Plotting code records:
* Start *
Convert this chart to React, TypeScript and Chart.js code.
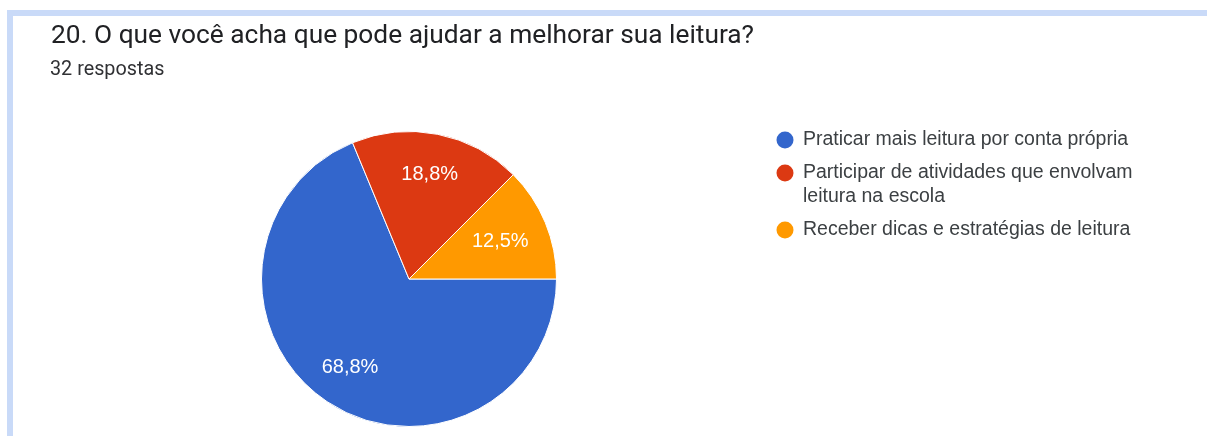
import React, { useEffect, useRef } from "react";
import { Chart, registerables } from "chart.js";

Chart.register(...registerables);

const title = "20. O que você acha que pode ajudar a melhorar sua leitura?";
const subtitle = "32 respostas";
const categories = [
  "Praticar mais leitura por conta própria",
  "Participar de atividades que envolvam leitura na escola",
  "Receber dicas e estratégias de leitura",
];
const legendLines = [
  ["Praticar mais leitura por conta própria"],
  ["Participar de atividades que envolvam", "leitura na escola"],
  ["Receber dicas e estratégias de leitura"],
];
const counts = [22, 6, 4];
const percentLabels = ["68,8%", "18,8%", "12,5%"];
const colors = ["#3366cc", "#dc3912", "#ff9900"];

const W = 1207;
const H = 436;

const framePlugin = {
  id: "frame",
  beforeDraw(chart: any) {
    const ctx = chart.ctx;
    ctx.save();
    ctx.fillStyle = "#ffffff";
    ctx.fillRect(0, 0, W, H);
    ctx.fillStyle = "#c9daf8";
    ctx.fillRect(7, 10, W - 7, 6);
    ctx.fillRect(7, 10, 6, H - 10);
    ctx.fillStyle = "#202124";
    ctx.textBaseline = "alphabetic";
    ctx.textAlign = "left";
    ctx.font = "26.3px Roboto";
    ctx.fillText(title, 51, 43);
    ctx.font = "19.8px Roboto";
    ctx.fillStyle = "#303134";
    ctx.fillText(subtitle, 50, 75);
    ctx.restore();
  },
};

const labelPlugin = {
  id: "sliceLabels",
  afterDatasetsDraw(chart: any) {
    const ctx = chart.ctx;
    const meta = chart.getDatasetMeta(0);
    ctx.save();
    ctx.fillStyle = "#ffffff";
    ctx.font = "20px 'Liberation Sans', Arial";
    ctx.textAlign = "center";
    ctx.textBaseline = "middle";
    meta.data.forEach((arc: any, i: number) => {
      const { x, y, startAngle, endAngle, outerRadius } = arc.getProps(
        ["x", "y", "startAngle", "endAngle", "outerRadius"],
        true
      );
      const mid = (startAngle + endAngle) / 2;
      const r = outerRadius * (i === 2 ? 0.67 : 0.72);
      ctx.fillText(percentLabels[i], x + Math.cos(mid) * r, y + Math.sin(mid) * r);
    });
    ctx.restore();
  },
};

const legendPlugin = {
  id: "customLegend",
  afterDraw(chart: any) {
    const ctx = chart.ctx;
    ctx.save();
    ctx.font = "19.5px 'Liberation Sans', Arial";
    ctx.textBaseline = "middle";
    ctx.textAlign = "left";
    let y = 140;
    legendLines.forEach((lines, i) => {
      ctx.fillStyle = colors[i];
      ctx.beginPath();
      ctx.arc(785, y, 8.5, 0, Math.PI * 2);
      ctx.fill();
      ctx.fillStyle = "#3c4043";
      lines.forEach((ln, j) => {
        ctx.fillText(ln, 803, y + j * 24);
      });
      y += (lines.length - 1) * 24 + 33;
    });
    ctx.restore();
  },
};

export default function App() {
  const ref = useRef<HTMLCanvasElement>(null);
  useEffect(() => {
    document.body.style.margin = "0";
    const chart = new Chart(ref.current!, {
      type: "pie",
      data: {
        labels: categories,
        datasets: [
          {
            data: counts,
            backgroundColor: colors,
            borderColor: "#ffffff",
            borderWidth: 1,
          },
        ],
      },
      options: {
        animation: false,
        responsive: false,
        rotation: 90,
        layout: { padding: { left: 261, right: 650, top: 131, bottom: 9 } },
        plugins: {
          legend: { display: false },
          tooltip: { enabled: false },
          title: { display: false },
        },
      },
      plugins: [framePlugin, labelPlugin, legendPlugin],
    });
    return () => chart.destroy();
  }, []);
  return (
    <div style={{ width: W, height: H }}>
      <canvas ref={ref} width={W} height={H} style={{ display: "block" }} />
    </div>
  );
}
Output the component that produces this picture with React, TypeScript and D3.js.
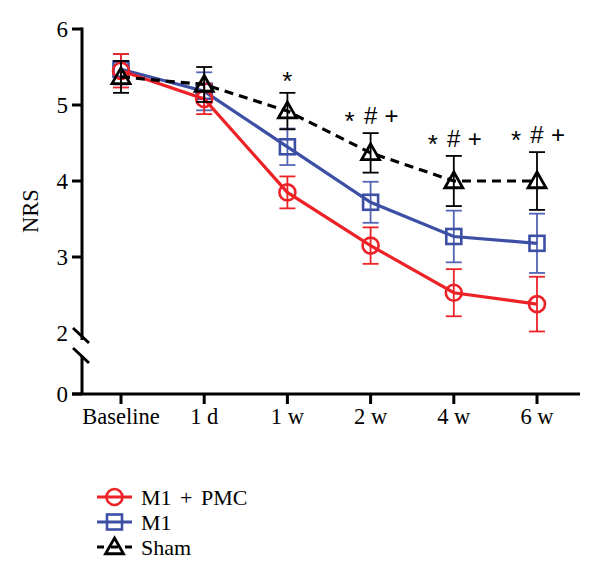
* End *
Exercise instructions ->
Apart from the pictures, the entries above are to be repeated in full and exactly.

Result of the task ->
Convert this chart to React, TypeScript and Chart.js code.
import React, { useEffect, useRef } from "react";
import { Chart, registerables } from "chart.js";

Chart.register(...registerables);

const title = "20. O que você acha que pode ajudar a melhorar sua leitura?";
const subtitle = "32 respostas";
const categories = [
  "Praticar mais leitura por conta própria",
  "Participar de atividades que envolvam leitura na escola",
  "Receber dicas e estratégias de leitura",
];
const legendLines = [
  ["Praticar mais leitura por conta própria"],
  ["Participar de atividades que envolvam", "leitura na escola"],
  ["Receber dicas e estratégias de leitura"],
];
const counts = [22, 6, 4];
const percentLabels = ["68,8%", "18,8%", "12,5%"];
const colors = ["#3366cc", "#dc3912", "#ff9900"];

const W = 1207;
const H = 436;

const framePlugin = {
  id: "frame",
  beforeDraw(chart: any) {
    const ctx = chart.ctx;
    ctx.save();
    ctx.fillStyle = "#ffffff";
    ctx.fillRect(0, 0, W, H);
    ctx.fillStyle = "#c9daf8";
    ctx.fillRect(7, 10, W - 7, 6);
    ctx.fillRect(7, 10, 6, H - 10);
    ctx.fillStyle = "#202124";
    ctx.textBaseline = "alphabetic";
    ctx.textAlign = "left";
    ctx.font = "26.3px Roboto";
    ctx.fillText(title, 51, 43);
    ctx.font = "19.8px Roboto";
    ctx.fillStyle = "#303134";
    ctx.fillText(subtitle, 50, 75);
    ctx.restore();
  },
};

const labelPlugin = {
  id: "sliceLabels",
  afterDatasetsDraw(chart: any) {
    const ctx = chart.ctx;
    const meta = chart.getDatasetMeta(0);
    ctx.save();
    ctx.fillStyle = "#ffffff";
    ctx.font = "20px 'Liberation Sans', Arial";
    ctx.textAlign = "center";
    ctx.textBaseline = "middle";
    meta.data.forEach((arc: any, i: number) => {
      const { x, y, startAngle, endAngle, outerRadius } = arc.getProps(
        ["x", "y", "startAngle", "endAngle", "outerRadius"],
        true
      );
      const mid = (startAngle + endAngle) / 2;
      const r = outerRadius * (i === 2 ? 0.67 : 0.72);
      ctx.fillText(percentLabels[i], x + Math.cos(mid) * r, y + Math.sin(mid) * r);
    });
    ctx.restore();
  },
};

const legendPlugin = {
  id: "customLegend",
  afterDraw(chart: any) {
    const ctx = chart.ctx;
    ctx.save();
    ctx.font = "19.5px 'Liberation Sans', Arial";
    ctx.textBaseline = "middle";
    ctx.textAlign = "left";
    let y = 140;
    legendLines.forEach((lines, i) => {
      ctx.fillStyle = colors[i];
      ctx.beginPath();
      ctx.arc(785, y, 8.5, 0, Math.PI * 2);
      ctx.fill();
      ctx.fillStyle = "#3c4043";
      lines.forEach((ln, j) => {
        ctx.fillText(ln, 803, y + j * 24);
      });
      y += (lines.length - 1) * 24 + 33;
    });
    ctx.restore();
  },
};

export default function App() {
  const ref = useRef<HTMLCanvasElement>(null);
  useEffect(() => {
    document.body.style.margin = "0";
    const chart = new Chart(ref.current!, {
      type: "pie",
      data: {
        labels: categories,
        datasets: [
          {
            data: counts,
            backgroundColor: colors,
            borderColor: "#ffffff",
            borderWidth: 1,
          },
        ],
      },
      options: {
        animation: false,
        responsive: false,
        rotation: 90,
        layout: { padding: { left: 261, right: 650, top: 131, bottom: 9 } },
        plugins: {
          legend: { display: false },
          tooltip: { enabled: false },
          title: { display: false },
        },
      },
      plugins: [framePlugin, labelPlugin, legendPlugin],
    });
    return () => chart.destroy();
  }, []);
  return (
    <div style={{ width: W, height: H }}>
      <canvas ref={ref} width={W} height={H} style={{ display: "block" }} />
    </div>
  );
}
Output the component that produces this picture with React, TypeScript and D3.js.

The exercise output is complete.